Dodd-Frank Rulemaking Update

More than two years after Dodd-Frank was signed into law, federal regulatory agencies including the SEC, continue their efforts to implement the almost 400 separate regulations prescribed by the sweeping legislation. Although thousands of pages of new rules have been adopted, much of the work remains to be done; and as of November 2012, the agencies had yet to propose (much less adopt) approximately one-third of the rules mandated by Dodd-Frank. Many expect the coming year to be another eventful one in light of President Obama’s re-election, the adoption of the “Volcker Rule,” and other high-profile regulatory developments anticipated in 2013.

New SEC rules relating to compensation committee independence and conflict minerals are described elsewhere in this issue of the Corporate Communicator. The following is a brief summary of certain other final rules that were recently adopted, as well as the current status of additional rules prescribed by Dodd-Frank that have yet to be proposed or adopted.

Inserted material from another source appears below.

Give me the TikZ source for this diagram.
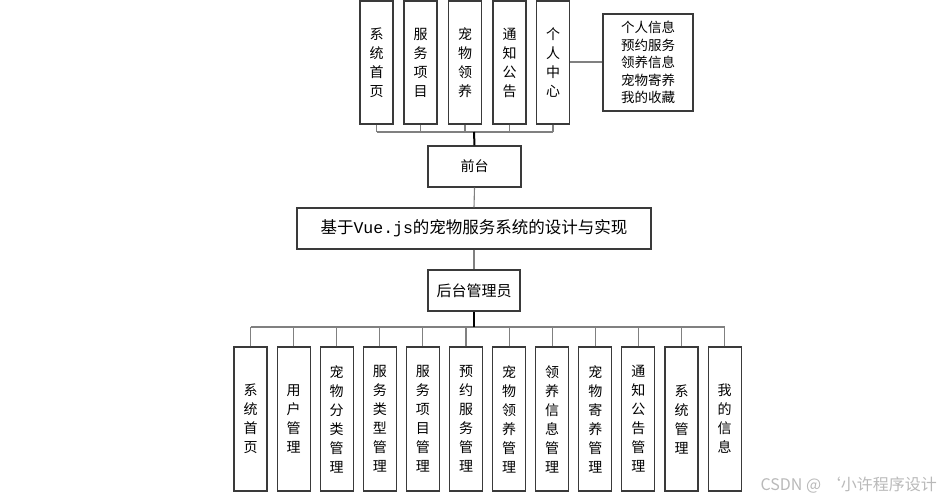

  • Payment Disclosures by Resource Extraction Issuers. In August 2012, the SEC adopted rules requiring “resource extraction issuers” (i.e., public companies engaged in the commercial development of oil, natural gas or minerals) to disclose information about certain payments made to the U.S. government or any foreign government. Disclosure will be required with respect to tax, royalty, license, bonus, dividend and other payments that are “not de minimis” (i.e., single payments or related payments equaling or exceeding $100,000 during the fiscal year). The SEC is implementing a new form (Form SD, which will be subject to XBRL tagging) to facilitate the required disclosure, which will take effect for fiscal years ending after September 30, 2013. The report will be due no later than 150 days after the end of each fiscal year.

In October 2012, the American Petroleum Institute, Chamber of Commerce, Independent Petroleum Association of America and National Trade Counsel filed a petition for review in the U.S. Court of Appeals for the D.C. Circuit and requested that the SEC stay the final rules pending resolution of its complaint. The SEC denied that request in November 2012.

  • Corporate Governance and Executive Compensation Disclosures. In July 2012, the SEC further delayed rulemaking with respect to the following Dodd-Frank provisions:
    • Disclosure of pay-for-performance and pay disparity ratios
       
    • Disclosure of hedging of company stock by directors and employees
       
    • Recovery (“clawback”) of executive compensation

Previously, the SEC’s rulemaking calendar called for these rules to be proposed in December 2011 and adopted in the first half of 2012. In light of more urgent rulemaking priorities (including under the Jumpstart Our Business Startups (JOBS) Act), the issuance of proposed rules was postponed indefinitely and is now shown simply as “pending action” on the SEC’s website. It now appears that the rules will not take effect until the 2014 proxy season (at the earliest). As one commentator observed, “the SEC is conceding it has no idea when it will finish the rules.”[5]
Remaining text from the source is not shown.